To connect to the other Routing Engine using the management Ethernet port, issue the following command:
user@host> request routing-engine login (other-routing-engine | re0 | re1)
On a TX Matrix router, to make connections to the other Routing Engine using the management Ethernet port, issue the following command:
user@host> request routing-engine login (backup | lcc number | master | other-routing-engine | re0 | re1)
For more information about the request routing-engine login
command, see the CLI Explorer.
To copy a configuration file from one Routing Engine
to the other, issue the file copy
command:
user@host> file copy source destination
In this case, source is the name of the configuration file. These files are stored in the directory /config. The active configuration is /config/juniper.conf, and older configurations are in /config/juniper.conf {1...9}. The destination is a file on the other Routing Engine.
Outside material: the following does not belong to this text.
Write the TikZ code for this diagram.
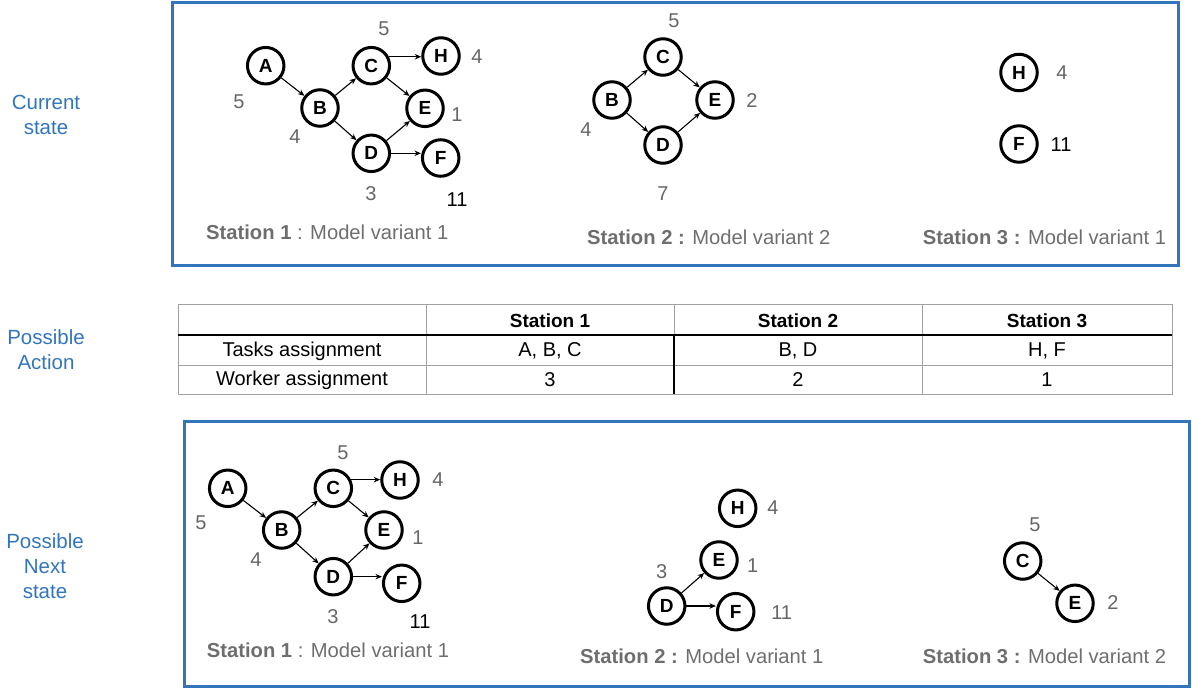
\documentclass[tikz,border=0pt]{standalone}
\usepackage{fontspec}
\setmainfont{Liberation Sans}
\usetikzlibrary{arrows.meta}
\definecolor{sblue}{RGB}{50,117,186}
\definecolor{wgrey}{RGB}{102,102,102}
\definecolor{lgrey}{RGB}{110,110,110}
\definecolor{tgrey}{RGB}{160,160,160}
\tikzset{
  tnode/.style={circle, draw, line width=3pt, minimum size=36.5pt, inner sep=0pt, font=\fontsize{19}{19}\selectfont\bfseries},
  arr/.style={-{Stealth[length=6.5pt,width=5.5pt]}, line width=1.1pt},
  wt/.style={text=wgrey, inner sep=0pt, font=\fontsize{20}{20}\selectfont},
  wtb/.style={wt, text=black},
  slabel/.style={text=lgrey, anchor=west, inner sep=0pt, font=\fontsize{20.2}{20}\selectfont},
  side/.style={text=sblue, align=center, inner sep=0pt, font=\fontsize{20.5}{25}\selectfont},
  stateframe/.style={draw=sblue, line width=3pt},
  cell/.style={inner sep=0pt, font=\fontsize{20}{20}\selectfont},
  hcell/.style={inner sep=0pt, font=\fontsize{19}{19}\selectfont\bfseries},
}
\begin{document}
\begin{tikzpicture}[x=1pt,y=-1pt]
\useasboundingbox (0,0) rectangle (1192,690);

% side labels
\node[side] (s1) at (46,114.5) {Current\\state};
\node[side] (s2) at (46,350) {Possible\\Action};
\node[side] (s3) at (45,566.5) {Possible\\Next\\state};

% frames
\draw[stateframe] (172,2.5) rectangle (1178,265);
\draw[stateframe] (184,421.5) rectangle (1189,686.5);

% ---------- current state, station 1
\node[tnode] (a1) at (265.7,65.7) {A};
\node[tnode] (b1) at (320,108) {B};
\node[tnode] (c1) at (371.3,65.7) {C};
\node[tnode] (h1) at (441,56) {H};
\node[tnode] (e1) at (425,108.3) {E};
\node[tnode] (d1) at (371.3,153.3) {D};
\node[tnode] (f1) at (440.7,158) {F};
\draw[arr] (a1) -- (b1);
\draw[arr] (b1) -- (c1);
\draw[arr] (b1) -- (d1);
\draw[arr] (c1.27) -- (c1.27 -| h1.west);
\draw[arr] (c1) -- (e1);
\draw[arr] (d1) -- (e1);
\draw[arr] (d1.east) -- (d1.east -| f1.west);
\node[wt] (wc1) at (384,29) {5};
\node[wt] (wh1) at (477,57) {4};
\node[wt] (wa1) at (239,102) {5};
\node[wt] (wb1) at (295,137) {4};
\node[wt] (we1) at (457,115) {1};
\node[wt] (wd1) at (371,194) {3};
\node[wtb] (wf1) at (457,200) {11};
\node[slabel] (l1) at (206,232) {\textbf{Station 1} : Model variant 1};

% ---------- current state, station 2
\node[tnode] (b2) at (612,100) {B};
\node[tnode] (c2) at (663,57) {C};
\node[tnode] (e2) at (715,100) {E};
\node[tnode] (d2) at (663,145) {D};
\draw[arr] (b2) -- (c2);
\draw[arr] (c2) -- (e2);
\draw[arr] (b2) -- (d2);
\draw[arr] (d2) -- (e2);
\node[wt] (wc2) at (674,21) {5};
\node[wt] (we2) at (752,101) {2};
\node[wt] (wb2) at (586,130) {4};
\node[wt] (wd2) at (663,194) {7};
\node[slabel] (l2) at (587,237) {\textbf{Station 2 :} Model variant 2};

% ---------- current state, station 3
\node[tnode] (h3) at (1019,72.5) {H};
\node[tnode] (f3) at (1019,144) {F};
\node[wt] (wh3) at (1062,73) {4};
\node[wtb] (wf3) at (1061,145) {11};
\node[slabel] (l3) at (922.7,237) {\textbf{Station 3 :} Model variant 1};

% ---------- table
\draw[tgrey, line width=0.8pt] (178,304) rectangle (1172,394);
\draw[tgrey, line width=0.8pt] (178,365) -- (1172,365);
\draw[tgrey, line width=0.8pt] (426,304) -- (426,394);
\draw[tgrey, line width=0.8pt] (674,304) -- (674,335);
\draw[tgrey, line width=0.8pt] (922,304) -- (922,394);
\draw[black, line width=1.3pt] (674,335) -- (674,394);
\draw[black, line width=1.6pt] (178,335) -- (1172,335);
\node[hcell] (t01) at (550,321) {Station 1};
\node[hcell] (t02) at (798,321) {Station 2};
\node[hcell] (t03) at (1047,321) {Station 3};
\node[cell] (t10) at (302,351) {Tasks assignment};
\node[cell] (t11) at (550,351) {A, B, C};
\node[cell] (t12) at (798,351) {B, D};
\node[cell] (t13) at (1047,351) {H, F};
\node[cell] (t20) at (302,380) {Worker assignment};
\node[cell] (t21) at (550,380) {3};
\node[cell] (t22) at (798,380) {2};
\node[cell] (t23) at (1047,380) {1};

% ---------- next state, station 1
\node[tnode] (a4) at (227.7,488.3) {A};
\node[tnode] (b4) at (281.7,530) {B};
\node[tnode] (c4) at (333.3,488.3) {C};
\node[tnode] (h4) at (400,480) {H};
\node[tnode] (e4) at (384,530) {E};
\node[tnode] (d4) at (333.3,576.7) {D};
\node[tnode] (f4) at (401.7,583.3) {F};
\draw[arr] (a4) -- (b4);
\draw[arr] (b4) -- (c4);
\draw[arr] (b4) -- (d4);
\draw[arr] (c4.26) -- (c4.26 -| h4.west);
\draw[arr] (c4) -- (e4);
\draw[arr] (d4) -- (e4);
\draw[arr] (d4.east) -- (d4.east -| f4.west);
\node[wt] (wc4) at (343,453) {5};
\node[wt] (wh4) at (438,480) {4};
\node[wt] (wa4) at (201,523) {5};
\node[wt] (wb4) at (256,560) {4};
\node[wt] (we4) at (418,538) {1};
\node[wt] (wd4) at (333,616.7) {3};
\node[wtb] (wf4) at (420,621.7) {11};
\node[slabel] (l4) at (206.7,650) {\textbf{Station 1} : Model variant 1};

% ---------- next state, station 2
\node[tnode] (h5) at (737.7,508.3) {H};
\node[tnode] (e5) at (719,560) {E};
\node[tnode] (d5) at (666.7,606) {D};
\node[tnode] (f5) at (735.7,611.7) {F};
\draw[arr] (d5) -- (e5);
\draw[arr] (d5.east) -- (d5.east -| f5.west);
\node[wt] (wh5) at (773,508) {4};
\node[wt] (we5) at (752.7,566) {1};
\node[wt] (wd5) at (661.7,571.7) {3};
\node[wt] (wf5) at (781.7,612.3) {11};
\node[slabel] (l5) at (580,656.7) {\textbf{Station 2 :} Model variant 1};

% ---------- next state, station 3
\node[tnode] (c6) at (1022.7,561) {C};
\node[tnode] (e6) at (1075,603.3) {E};
\draw[arr] (c6) -- (e6);
\node[wt] (wc6) at (1035,525) {5};
\node[wt] (we6) at (1113,603) {2};
\node[slabel] (l6) at (922.7,656.7) {\textbf{Station 3 :} Model variant 2};
\end{tikzpicture}
\end{document}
The following example copies a configuration file from Routing Engine 0 to Routing Engine 1:
user@host> file copy /config/juniper.conf re1:/var/tmp/copied-juniper.conf
The following example copies a configuration file from Routing Engine 0 to Routing Engine 1 on a TX Matrix router:
user@host> file copy /config/juniper.conf scc-re1:/var/tmp/copied-juniper.conf
To load the configuration file, enter the load replace
command at the [edit]
hierarchy level:
user@host> load replace /var/tmp/copied-juniper.conf
Make sure you change any IP addresses specified in the management Ethernet interface configuration on Routing Engine 0 to addresses appropriate for Routing Engine 1.
See Also
Loading a Software Package from the Other Routing Engine
You can load a package from the other Routing Engine
onto the local Routing Engine using the existing request system
software add package-name
command:
user@host> request system software add re(0|1):/filename
In the re portion of the URL, specify the number of the other Routing Engine. In the filename portion of the URL, specify the path to the package. Packages are typically in the directory /var/sw/pkg.